É com tal legitimidade que agora a ASJP tem de afirmar que a reestruturação prevista para a Comarca de Lisboa constitui uma medida política voluntarista e aventureira, sem fundamentação e planeamento suficientes, desarticulada do Conselho Superior da Magistratura e insensível aos avisos que chegam de todo o lado.
A redução abrupta e significativa de juízes, procuradores e oficiais de justiça, a reafectação súbita de centenas de milhares de processos a novas equipas, a mudança física de instalações de muitos deles, o reagendamento de julgamentos e diligências marcadas, a transferência de serviços, pessoas e equipamentos, tudo feito ao mesmo tempo num curto espaço de tempo, vão implicar a paralisação durante meses de dezenas de milhares de processos, com resultados nefastos para os interesses dos cidadãos e empresas e para a já muito depauperada imagem da Justiça.

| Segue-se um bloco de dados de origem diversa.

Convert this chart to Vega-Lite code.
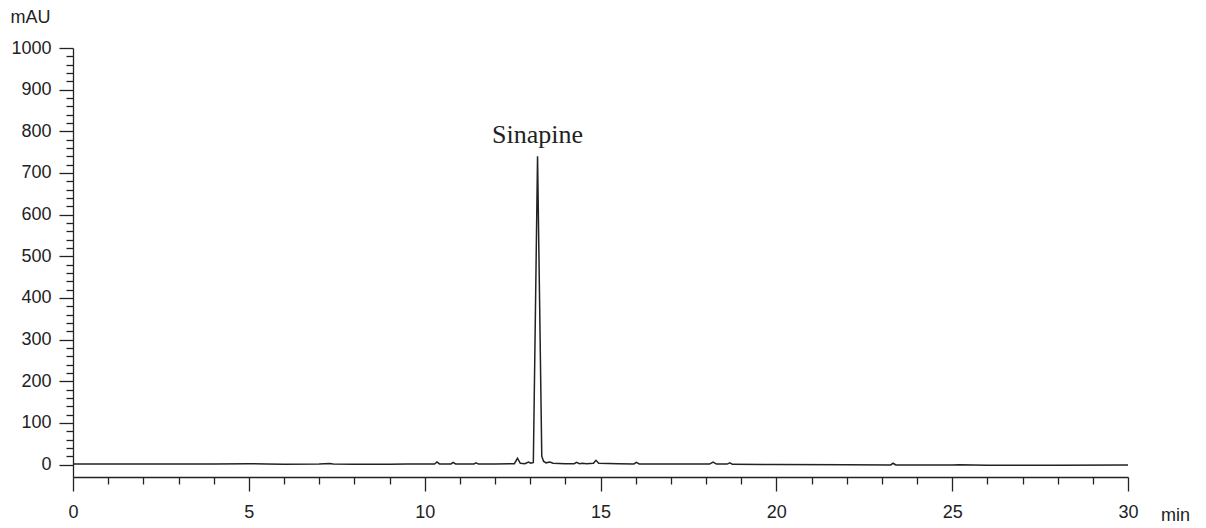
{
  "$schema": "https://vega.github.io/schema/vega-lite/v6.json",
  "width": 1055,
  "height": 429,
  "autosize": "none",
  "padding": {"left": 73, "top": 48, "right": 78, "bottom": 51},
  "background": "white",
  "config": {
    "view": {"stroke": null},
    "axis": {
      "grid": false,
      "domainColor": "#222222",
      "domainWidth": 1.3,
      "tickColor": "#222222",
      "tickWidth": 1.3,
      "labelFont": "Liberation Sans",
      "labelFontSize": 18,
      "labelColor": "#222222",
      "titleFont": "Liberation Sans",
      "titleFontSize": 18,
      "titleFontWeight": "normal",
      "titleColor": "#222222"
    }
  },
  "datasets": {
    "trace": [
      {"t": 0, "v": 1}, {"t": 1, "v": 1}, {"t": 2, "v": 1}, {"t": 3, "v": 1}, {"t": 4, "v": 1.5},
      {"t": 5, "v": 2}, {"t": 5.5, "v": 1}, {"t": 6, "v": 0.5}, {"t": 7, "v": 1}, {"t": 7.3, "v": 2.5},
      {"t": 7.4, "v": 1}, {"t": 8, "v": 0.5}, {"t": 9, "v": 0.5}, {"t": 9.5, "v": 1}, {"t": 10, "v": 1},
      {"t": 10.28, "v": 1}, {"t": 10.35, "v": 6}, {"t": 10.42, "v": 1.5}, {"t": 10.75, "v": 1.5},
      {"t": 10.81, "v": 5}, {"t": 10.88, "v": 1.5}, {"t": 11.4, "v": 1}, {"t": 11.46, "v": 4},
      {"t": 11.53, "v": 1}, {"t": 12, "v": 1.5}, {"t": 12.55, "v": 2}, {"t": 12.64, "v": 15},
      {"t": 12.72, "v": 3}, {"t": 12.85, "v": 2}, {"t": 12.95, "v": 6}, {"t": 13.02, "v": 3},
      {"t": 13.09, "v": 5}, {"t": 13.15, "v": 370}, {"t": 13.21, "v": 740}, {"t": 13.27, "v": 380},
      {"t": 13.33, "v": 20}, {"t": 13.38, "v": 8}, {"t": 13.45, "v": 4}, {"t": 13.56, "v": 6},
      {"t": 13.65, "v": 3}, {"t": 14, "v": 2}, {"t": 14.25, "v": 2}, {"t": 14.32, "v": 5},
      {"t": 14.4, "v": 2}, {"t": 14.49, "v": 3}, {"t": 14.6, "v": 2}, {"t": 14.8, "v": 3},
      {"t": 14.87, "v": 10}, {"t": 14.95, "v": 3}, {"t": 15.5, "v": 2}, {"t": 15.95, "v": 1.5},
      {"t": 16.02, "v": 5}, {"t": 16.1, "v": 1.5}, {"t": 17, "v": 1}, {"t": 18.1, "v": 1},
      {"t": 18.2, "v": 6}, {"t": 18.3, "v": 1}, {"t": 18.6, "v": 1}, {"t": 18.68, "v": 4},
      {"t": 18.75, "v": 0.5}, {"t": 20, "v": 0}, {"t": 22, "v": -0.5}, {"t": 23.25, "v": -1},
      {"t": 23.32, "v": 3}, {"t": 23.4, "v": -1}, {"t": 25, "v": -1}, {"t": 25.2, "v": -0.5},
      {"t": 26, "v": -2}, {"t": 28, "v": -2}, {"t": 30, "v": -1}
    ],
    "labels": [{"t": 13.21, "v": 740, "label": "Sinapine"}]
  },
  "encoding": {
    "x": {
      "field": "t", "type": "quantitative",
      "scale": {"domain": [0, 30], "nice": false, "zero": false},
      "axis": {
        "title": "min",
        "titleAngle": 0,
        "titleX": 1102,
        "titleY": 38,
        "titleAlign": "center",
        "titleBaseline": "middle",
        "values": [0,1,2,3,4,5,6,7,8,9,10,11,12,13,14,15,16,17,18,19,20,21,22,23,24,25,26,27,28,29,30],
        "format": "d",
        "labelExpr": "datum.value % 5 === 0 ? datum.label : ''",
        "tickSize": {"condition": {"test": "datum.value % 5 === 0", "value": 14}, "value": 7},
        "labelPadding": 12,
        "labelFlush": false,
        "labelOverlap": false
      }
    },
    "y": {
      "field": "v", "type": "quantitative",
      "scale": {"domain": [-30, 1000], "nice": false, "zero": false},
      "axis": {
        "title": "mAU",
        "titleAngle": 0,
        "titleX": -43,
        "titleY": -31,
        "titleAlign": "center",
        "titleBaseline": "middle",
        "values": [0,20,40,60,80,100,120,140,160,180,200,220,240,260,280,300,320,340,360,380,400,420,440,460,480,500,520,540,560,580,600,620,640,660,680,700,720,740,760,780,800,820,840,860,880,900,920,940,960,980,1000],
        "format": "d",
        "labelExpr": "datum.value % 100 === 0 ? datum.label : ''",
        "tickSize": {"condition": {"test": "datum.value % 100 === 0", "value": 14}, "value": 7},
        "labelPadding": 8,
        "labelFlush": false,
        "labelOverlap": false
      }
    }
  },
  "layer": [
    {
      "data": {"name": "trace"},
      "mark": {"type": "line", "color": "#222222", "strokeWidth": 1.5, "clip": true}
    },
    {
      "data": {"name": "labels"},
      "mark": {"type": "text", "font": "Liberation Serif", "fontSize": 26, "color": "#222222", "baseline": "alphabetic", "align": "center", "dy": -13},
      "encoding": {
        "text": {"field": "label"}
      }
    }
  ]
}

Contrariamente ao que ocorreu no passado, e quebrando mesmo o compromisso assumido por despacho do Ministro da Justiça, o Governo desta vez entendeu prescindir da colaboração dos Conselhos Superiores e das entidades de representação profissional na área da Justiça, numa preparação atempada e gradual da reforma, tendo-se limitado a apresentar um projecto feito e a promover a audição formal dessas entidades no curtíssimo prazo de 10 dias.
Por isso, esta reforma, pela maneira como é concebida, anunciada e implementada, responsabilizará apenas o Governo, a quem terão de ser pedidas tais responsabilidades.